Work to be completed —
Among the lines of the listing below, retype exactly those from the one containing "Reproduce this chart" through the one containing "import seaborn as sns", both included. Do not include pictures.

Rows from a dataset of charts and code
--
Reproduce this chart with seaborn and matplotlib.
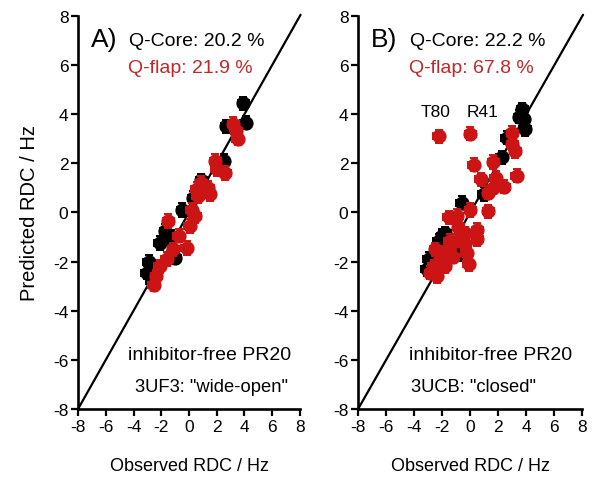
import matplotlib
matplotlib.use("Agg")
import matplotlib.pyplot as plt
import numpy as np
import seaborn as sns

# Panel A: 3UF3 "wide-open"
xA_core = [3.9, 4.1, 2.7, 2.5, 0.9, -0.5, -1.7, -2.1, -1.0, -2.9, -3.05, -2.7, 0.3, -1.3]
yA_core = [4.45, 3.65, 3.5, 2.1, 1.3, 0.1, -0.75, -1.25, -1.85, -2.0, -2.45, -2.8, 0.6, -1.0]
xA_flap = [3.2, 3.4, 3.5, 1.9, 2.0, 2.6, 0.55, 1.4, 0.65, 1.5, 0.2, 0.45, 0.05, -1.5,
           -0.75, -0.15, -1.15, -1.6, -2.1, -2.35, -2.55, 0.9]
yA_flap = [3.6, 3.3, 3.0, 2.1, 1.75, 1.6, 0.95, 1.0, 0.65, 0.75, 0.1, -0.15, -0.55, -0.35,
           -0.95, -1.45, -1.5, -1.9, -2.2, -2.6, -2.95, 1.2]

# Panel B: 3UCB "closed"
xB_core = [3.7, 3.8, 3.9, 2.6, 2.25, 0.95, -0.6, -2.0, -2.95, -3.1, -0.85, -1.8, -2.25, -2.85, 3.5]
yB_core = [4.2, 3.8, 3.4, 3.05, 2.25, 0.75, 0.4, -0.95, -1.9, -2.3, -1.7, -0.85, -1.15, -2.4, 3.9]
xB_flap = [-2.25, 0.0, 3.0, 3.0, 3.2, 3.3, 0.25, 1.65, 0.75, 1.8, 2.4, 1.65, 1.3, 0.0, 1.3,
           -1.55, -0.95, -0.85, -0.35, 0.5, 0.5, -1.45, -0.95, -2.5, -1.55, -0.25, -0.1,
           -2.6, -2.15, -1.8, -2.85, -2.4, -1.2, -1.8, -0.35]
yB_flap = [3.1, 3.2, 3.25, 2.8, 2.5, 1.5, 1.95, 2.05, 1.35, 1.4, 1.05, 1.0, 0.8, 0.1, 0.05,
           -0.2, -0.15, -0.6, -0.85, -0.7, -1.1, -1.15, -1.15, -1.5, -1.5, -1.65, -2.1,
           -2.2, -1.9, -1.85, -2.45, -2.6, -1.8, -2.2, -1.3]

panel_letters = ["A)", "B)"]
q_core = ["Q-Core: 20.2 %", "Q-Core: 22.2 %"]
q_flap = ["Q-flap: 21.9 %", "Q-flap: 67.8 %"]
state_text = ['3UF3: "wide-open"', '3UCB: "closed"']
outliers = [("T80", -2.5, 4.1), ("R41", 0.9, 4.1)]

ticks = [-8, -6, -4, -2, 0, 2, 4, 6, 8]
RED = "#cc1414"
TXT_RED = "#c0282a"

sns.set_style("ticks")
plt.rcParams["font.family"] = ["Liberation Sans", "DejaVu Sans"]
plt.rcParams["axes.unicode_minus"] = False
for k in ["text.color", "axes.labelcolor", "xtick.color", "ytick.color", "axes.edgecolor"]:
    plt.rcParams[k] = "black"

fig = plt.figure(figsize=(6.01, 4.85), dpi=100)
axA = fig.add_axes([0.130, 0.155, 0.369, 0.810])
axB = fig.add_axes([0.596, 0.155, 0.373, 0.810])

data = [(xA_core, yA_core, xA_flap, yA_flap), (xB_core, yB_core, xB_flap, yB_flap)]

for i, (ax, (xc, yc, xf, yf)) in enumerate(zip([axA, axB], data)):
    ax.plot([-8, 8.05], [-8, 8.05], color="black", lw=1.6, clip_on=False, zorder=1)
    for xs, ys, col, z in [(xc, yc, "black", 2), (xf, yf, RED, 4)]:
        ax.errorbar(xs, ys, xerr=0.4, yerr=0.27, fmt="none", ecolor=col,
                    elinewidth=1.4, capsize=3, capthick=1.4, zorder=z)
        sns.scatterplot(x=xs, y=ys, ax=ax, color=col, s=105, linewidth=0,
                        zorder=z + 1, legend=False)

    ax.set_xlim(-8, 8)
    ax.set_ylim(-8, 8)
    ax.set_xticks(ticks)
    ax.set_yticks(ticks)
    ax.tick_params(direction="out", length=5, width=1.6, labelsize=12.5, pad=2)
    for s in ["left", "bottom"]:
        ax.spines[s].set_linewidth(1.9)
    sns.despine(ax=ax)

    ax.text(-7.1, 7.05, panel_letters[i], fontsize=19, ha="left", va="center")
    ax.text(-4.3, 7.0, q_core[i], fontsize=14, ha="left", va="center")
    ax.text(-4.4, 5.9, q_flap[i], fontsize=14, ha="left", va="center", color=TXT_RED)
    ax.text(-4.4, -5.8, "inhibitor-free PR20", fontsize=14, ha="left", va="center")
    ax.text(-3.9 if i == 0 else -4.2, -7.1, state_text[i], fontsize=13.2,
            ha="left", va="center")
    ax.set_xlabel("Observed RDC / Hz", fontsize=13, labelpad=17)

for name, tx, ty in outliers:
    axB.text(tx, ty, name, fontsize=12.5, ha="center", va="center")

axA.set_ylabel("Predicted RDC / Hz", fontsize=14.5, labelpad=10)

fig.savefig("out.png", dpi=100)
--
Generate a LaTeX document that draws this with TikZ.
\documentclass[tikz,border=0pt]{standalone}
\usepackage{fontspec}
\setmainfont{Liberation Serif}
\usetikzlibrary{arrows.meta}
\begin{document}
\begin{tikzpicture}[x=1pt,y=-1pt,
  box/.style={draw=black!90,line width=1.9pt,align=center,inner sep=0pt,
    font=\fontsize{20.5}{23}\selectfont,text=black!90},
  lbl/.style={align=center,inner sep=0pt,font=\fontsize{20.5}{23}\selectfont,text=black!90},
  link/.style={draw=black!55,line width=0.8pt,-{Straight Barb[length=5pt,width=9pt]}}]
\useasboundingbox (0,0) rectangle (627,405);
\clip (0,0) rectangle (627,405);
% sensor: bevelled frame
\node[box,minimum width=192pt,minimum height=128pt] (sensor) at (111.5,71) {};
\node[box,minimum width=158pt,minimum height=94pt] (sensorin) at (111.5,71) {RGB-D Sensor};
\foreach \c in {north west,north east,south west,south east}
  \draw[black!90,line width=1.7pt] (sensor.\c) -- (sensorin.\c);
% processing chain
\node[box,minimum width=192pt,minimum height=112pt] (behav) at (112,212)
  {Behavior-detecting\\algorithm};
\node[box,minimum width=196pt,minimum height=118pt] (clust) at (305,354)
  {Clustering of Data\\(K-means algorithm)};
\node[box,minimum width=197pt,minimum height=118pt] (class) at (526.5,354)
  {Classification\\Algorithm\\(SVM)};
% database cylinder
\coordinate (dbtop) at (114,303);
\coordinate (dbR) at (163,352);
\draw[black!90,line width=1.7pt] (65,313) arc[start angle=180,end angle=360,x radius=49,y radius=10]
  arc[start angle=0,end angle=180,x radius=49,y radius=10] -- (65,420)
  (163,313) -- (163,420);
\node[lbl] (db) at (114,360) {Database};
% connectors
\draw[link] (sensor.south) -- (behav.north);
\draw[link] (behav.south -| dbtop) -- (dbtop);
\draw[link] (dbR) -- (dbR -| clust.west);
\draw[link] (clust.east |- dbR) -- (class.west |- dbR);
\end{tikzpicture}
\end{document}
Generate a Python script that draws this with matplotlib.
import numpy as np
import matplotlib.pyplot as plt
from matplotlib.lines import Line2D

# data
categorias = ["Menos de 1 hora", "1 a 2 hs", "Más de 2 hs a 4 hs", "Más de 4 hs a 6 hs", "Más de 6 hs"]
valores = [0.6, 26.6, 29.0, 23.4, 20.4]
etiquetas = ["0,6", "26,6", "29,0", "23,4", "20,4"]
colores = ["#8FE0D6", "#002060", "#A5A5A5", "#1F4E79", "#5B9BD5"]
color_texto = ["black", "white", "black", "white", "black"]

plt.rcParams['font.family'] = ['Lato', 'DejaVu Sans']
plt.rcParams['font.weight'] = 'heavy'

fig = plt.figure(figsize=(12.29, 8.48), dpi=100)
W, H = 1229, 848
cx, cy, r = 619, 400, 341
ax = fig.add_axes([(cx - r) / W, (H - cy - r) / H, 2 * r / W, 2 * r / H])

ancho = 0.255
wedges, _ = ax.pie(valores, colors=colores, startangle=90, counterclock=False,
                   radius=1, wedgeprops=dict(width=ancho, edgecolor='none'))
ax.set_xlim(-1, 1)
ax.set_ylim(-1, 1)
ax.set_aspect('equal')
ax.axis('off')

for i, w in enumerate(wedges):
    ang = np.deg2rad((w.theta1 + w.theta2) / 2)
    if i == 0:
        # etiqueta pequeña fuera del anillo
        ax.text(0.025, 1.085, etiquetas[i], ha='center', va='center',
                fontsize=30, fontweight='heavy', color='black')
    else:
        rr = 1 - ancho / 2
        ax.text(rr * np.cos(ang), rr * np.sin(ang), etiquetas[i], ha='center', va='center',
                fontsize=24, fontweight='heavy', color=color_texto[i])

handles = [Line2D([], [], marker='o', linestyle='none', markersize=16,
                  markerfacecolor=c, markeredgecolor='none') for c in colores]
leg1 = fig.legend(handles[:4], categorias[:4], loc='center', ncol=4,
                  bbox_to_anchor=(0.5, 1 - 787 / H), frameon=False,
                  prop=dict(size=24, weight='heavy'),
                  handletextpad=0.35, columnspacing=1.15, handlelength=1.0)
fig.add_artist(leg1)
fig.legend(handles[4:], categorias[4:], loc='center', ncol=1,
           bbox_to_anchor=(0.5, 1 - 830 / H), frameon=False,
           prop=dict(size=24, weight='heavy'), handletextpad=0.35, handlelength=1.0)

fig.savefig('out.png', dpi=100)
--
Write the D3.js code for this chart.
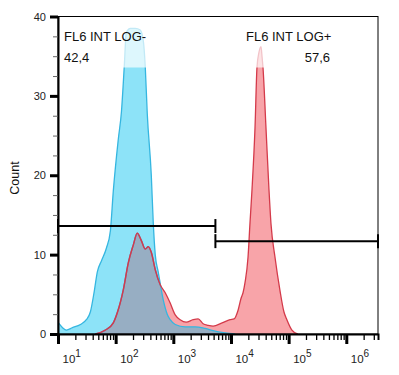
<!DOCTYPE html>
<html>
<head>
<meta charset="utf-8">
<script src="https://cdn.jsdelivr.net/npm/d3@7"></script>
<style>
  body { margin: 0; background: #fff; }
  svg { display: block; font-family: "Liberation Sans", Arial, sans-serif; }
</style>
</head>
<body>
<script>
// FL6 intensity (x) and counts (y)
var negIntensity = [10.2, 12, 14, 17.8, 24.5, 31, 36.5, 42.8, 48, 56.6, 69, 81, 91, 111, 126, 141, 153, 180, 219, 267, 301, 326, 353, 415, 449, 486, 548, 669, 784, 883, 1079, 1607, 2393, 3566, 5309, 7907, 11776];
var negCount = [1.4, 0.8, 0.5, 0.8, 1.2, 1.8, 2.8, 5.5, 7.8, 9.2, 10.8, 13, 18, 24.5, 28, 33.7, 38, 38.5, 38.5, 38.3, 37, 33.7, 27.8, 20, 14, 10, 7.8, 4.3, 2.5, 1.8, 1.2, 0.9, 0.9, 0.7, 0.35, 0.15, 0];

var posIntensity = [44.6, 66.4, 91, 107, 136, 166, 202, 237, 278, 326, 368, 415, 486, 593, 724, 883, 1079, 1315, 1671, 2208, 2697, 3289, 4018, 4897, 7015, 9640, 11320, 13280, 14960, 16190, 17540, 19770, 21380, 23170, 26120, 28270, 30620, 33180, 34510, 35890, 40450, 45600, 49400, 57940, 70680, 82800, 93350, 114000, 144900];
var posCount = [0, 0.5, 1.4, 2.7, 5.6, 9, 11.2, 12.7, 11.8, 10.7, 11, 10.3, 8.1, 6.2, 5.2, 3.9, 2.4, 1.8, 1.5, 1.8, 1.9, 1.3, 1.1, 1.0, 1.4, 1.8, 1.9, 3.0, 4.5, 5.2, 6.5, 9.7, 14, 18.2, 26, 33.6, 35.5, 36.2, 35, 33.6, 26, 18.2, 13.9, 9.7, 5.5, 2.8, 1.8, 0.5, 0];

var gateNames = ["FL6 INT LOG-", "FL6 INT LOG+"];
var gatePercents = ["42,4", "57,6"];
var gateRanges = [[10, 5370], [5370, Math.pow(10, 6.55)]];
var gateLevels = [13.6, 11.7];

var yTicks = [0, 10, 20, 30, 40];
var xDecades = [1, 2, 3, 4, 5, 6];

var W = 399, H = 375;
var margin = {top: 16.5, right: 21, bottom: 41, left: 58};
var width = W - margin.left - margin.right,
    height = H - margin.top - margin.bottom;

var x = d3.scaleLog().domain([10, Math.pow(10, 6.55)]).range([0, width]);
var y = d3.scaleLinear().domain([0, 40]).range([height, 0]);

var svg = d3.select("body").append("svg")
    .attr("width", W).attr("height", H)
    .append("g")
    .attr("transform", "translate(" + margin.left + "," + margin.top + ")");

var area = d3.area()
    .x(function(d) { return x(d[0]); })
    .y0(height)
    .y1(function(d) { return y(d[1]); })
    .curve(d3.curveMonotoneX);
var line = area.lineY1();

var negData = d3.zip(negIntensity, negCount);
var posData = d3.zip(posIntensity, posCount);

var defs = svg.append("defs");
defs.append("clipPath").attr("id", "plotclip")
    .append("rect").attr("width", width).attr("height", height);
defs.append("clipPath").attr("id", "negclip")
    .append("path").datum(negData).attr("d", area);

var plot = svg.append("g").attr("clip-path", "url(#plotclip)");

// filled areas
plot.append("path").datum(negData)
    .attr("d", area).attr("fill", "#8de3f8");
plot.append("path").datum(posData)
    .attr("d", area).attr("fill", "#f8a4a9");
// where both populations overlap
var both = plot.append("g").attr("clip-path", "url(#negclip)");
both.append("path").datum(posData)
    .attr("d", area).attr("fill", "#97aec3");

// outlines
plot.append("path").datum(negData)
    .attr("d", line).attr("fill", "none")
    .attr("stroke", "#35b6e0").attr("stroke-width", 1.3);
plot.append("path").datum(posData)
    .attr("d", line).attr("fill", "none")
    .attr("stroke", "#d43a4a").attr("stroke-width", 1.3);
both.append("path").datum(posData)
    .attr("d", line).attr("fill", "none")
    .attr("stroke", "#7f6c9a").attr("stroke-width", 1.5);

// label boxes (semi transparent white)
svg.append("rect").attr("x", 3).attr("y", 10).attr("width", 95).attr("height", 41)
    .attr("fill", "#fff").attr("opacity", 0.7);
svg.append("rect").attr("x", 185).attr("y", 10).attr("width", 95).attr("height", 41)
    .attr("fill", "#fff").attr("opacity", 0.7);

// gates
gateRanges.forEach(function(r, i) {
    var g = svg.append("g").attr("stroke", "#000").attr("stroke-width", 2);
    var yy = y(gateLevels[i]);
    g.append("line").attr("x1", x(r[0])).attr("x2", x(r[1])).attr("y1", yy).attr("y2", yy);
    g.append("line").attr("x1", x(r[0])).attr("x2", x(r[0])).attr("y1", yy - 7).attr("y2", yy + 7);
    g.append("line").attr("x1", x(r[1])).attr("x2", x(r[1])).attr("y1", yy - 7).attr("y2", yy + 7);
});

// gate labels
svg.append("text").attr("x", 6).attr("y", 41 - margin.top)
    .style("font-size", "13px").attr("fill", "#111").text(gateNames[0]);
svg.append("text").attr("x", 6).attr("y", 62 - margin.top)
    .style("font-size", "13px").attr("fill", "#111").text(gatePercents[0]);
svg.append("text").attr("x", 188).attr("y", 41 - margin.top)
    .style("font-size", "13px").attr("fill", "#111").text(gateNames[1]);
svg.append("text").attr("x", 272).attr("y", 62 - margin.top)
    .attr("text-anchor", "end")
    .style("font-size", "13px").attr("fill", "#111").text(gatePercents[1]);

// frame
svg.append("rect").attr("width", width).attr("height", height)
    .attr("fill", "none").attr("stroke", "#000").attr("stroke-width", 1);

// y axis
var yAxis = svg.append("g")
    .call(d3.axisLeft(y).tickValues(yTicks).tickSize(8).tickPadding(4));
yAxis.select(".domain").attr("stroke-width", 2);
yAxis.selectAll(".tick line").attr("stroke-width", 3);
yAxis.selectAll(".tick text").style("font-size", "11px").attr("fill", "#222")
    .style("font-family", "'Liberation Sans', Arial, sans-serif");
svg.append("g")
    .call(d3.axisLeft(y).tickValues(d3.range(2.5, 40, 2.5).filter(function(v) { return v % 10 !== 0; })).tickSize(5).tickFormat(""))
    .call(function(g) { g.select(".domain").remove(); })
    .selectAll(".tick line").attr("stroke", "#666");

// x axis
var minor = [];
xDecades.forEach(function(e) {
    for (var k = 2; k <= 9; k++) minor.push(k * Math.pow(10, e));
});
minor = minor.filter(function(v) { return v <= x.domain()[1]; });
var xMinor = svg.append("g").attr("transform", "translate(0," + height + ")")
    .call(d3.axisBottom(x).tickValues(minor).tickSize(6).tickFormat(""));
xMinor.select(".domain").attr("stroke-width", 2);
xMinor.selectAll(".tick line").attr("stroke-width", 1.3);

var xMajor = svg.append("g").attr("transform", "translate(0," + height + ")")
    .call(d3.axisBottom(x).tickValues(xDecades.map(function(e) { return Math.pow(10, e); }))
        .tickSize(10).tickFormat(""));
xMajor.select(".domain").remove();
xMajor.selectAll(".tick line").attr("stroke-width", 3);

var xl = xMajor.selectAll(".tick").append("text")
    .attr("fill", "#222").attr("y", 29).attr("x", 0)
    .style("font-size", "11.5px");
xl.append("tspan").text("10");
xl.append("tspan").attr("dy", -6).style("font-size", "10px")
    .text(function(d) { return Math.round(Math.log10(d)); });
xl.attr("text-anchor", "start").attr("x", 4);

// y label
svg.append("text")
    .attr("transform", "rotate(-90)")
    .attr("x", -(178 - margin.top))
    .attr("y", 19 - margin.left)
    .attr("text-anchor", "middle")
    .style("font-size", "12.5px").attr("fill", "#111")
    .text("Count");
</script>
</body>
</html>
--
Answer to this problem —
Reproduce this chart with seaborn and matplotlib.
import matplotlib
matplotlib.use("Agg")
import matplotlib.pyplot as plt
import numpy as np
import seaborn as sns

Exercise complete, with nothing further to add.